All I've learned from this is that the internet is almost exclusively inhabited by people like me: SF-reading literature lecturers. I'm sad enough to have read a lot of them, and don't want to read the ones I haven't (Lonesome Dove, Life of Pi, The Curious Incident…, The Foutainhead, The Kite Runner, The Glass Bead Game). Persuade me I should?
Click to enlarge
8 comments:
You should give 'The Curious Incident...' a go, although it's probably not high brow enough for you.
I liked it as it was very easy to whizz through, it made me feel sad in parts but made me laugh in others.
Atlas Shrugged? Who let the Objectivists have a vote?
Maybe I will then Ewar.
As to the Objectivists (or fascist individualists as the rest of us call them): I think they breed on the internet, though only in America. Everybody: if someone with a gleam in their eye says you should read Ayn Rand, don't just run away. Maim them very badly before you do.
Yes, I went to college in the US, where an overly friendly freshman handed me a copy of Atlas Shrugged with the words "this will change your life..." It was a heavy book with a thick spine, so he got 17 stitches in a gaping head wound, and I got 6 months. So, he was right in a way...

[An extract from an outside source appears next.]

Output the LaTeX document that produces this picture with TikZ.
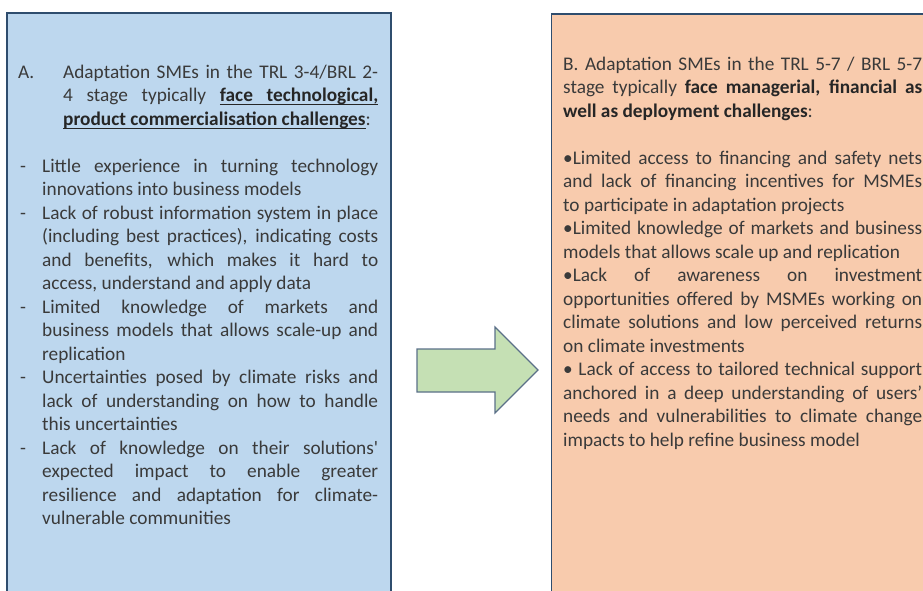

I would give Curious Incident a go. It is by no means perfect but it is trying to do something interesting which in itself is a reason to read it.
The Life of Pi made me more angry than any other book I have ever read. Weirdly, I 'recommend' it on that basis as I would be interested to see what you thought of it.
Thanks Ben. I'll definitely put them both on my list.
Anonymous - genuinely witty. That made me laugh a lot.
Looking at the small print titles, I really enjoyed the 'Curious Incident' and 'The Amazing Adventures of Kavalier and Clay'. 'Twilight' should be avoided at all costs. Do not even read it as an intellectual exercise. Excretia in literary form. I have tried to read 'Do Androids Dream...' but find PKD fairly impenetrable.
My favourite book of all time is, of course, nowhere on this list. The Bible. I'm joking. Haruki Murikami's 'Hard-Boiled Wonderland and the End of the World'. Highly recommended. By me. For what it's worth...
I keep thinking about picking up Kavalier and Clay but am never quite persuaded enough. On PKD: some are brilliant but most are pulp junk written by the yard, and it's difficult to find the good ones amongst the rubbish.
I love Murakami's work. Norwegian Wood's just been filmed, so I'll try to find somewhere showing it in this hole.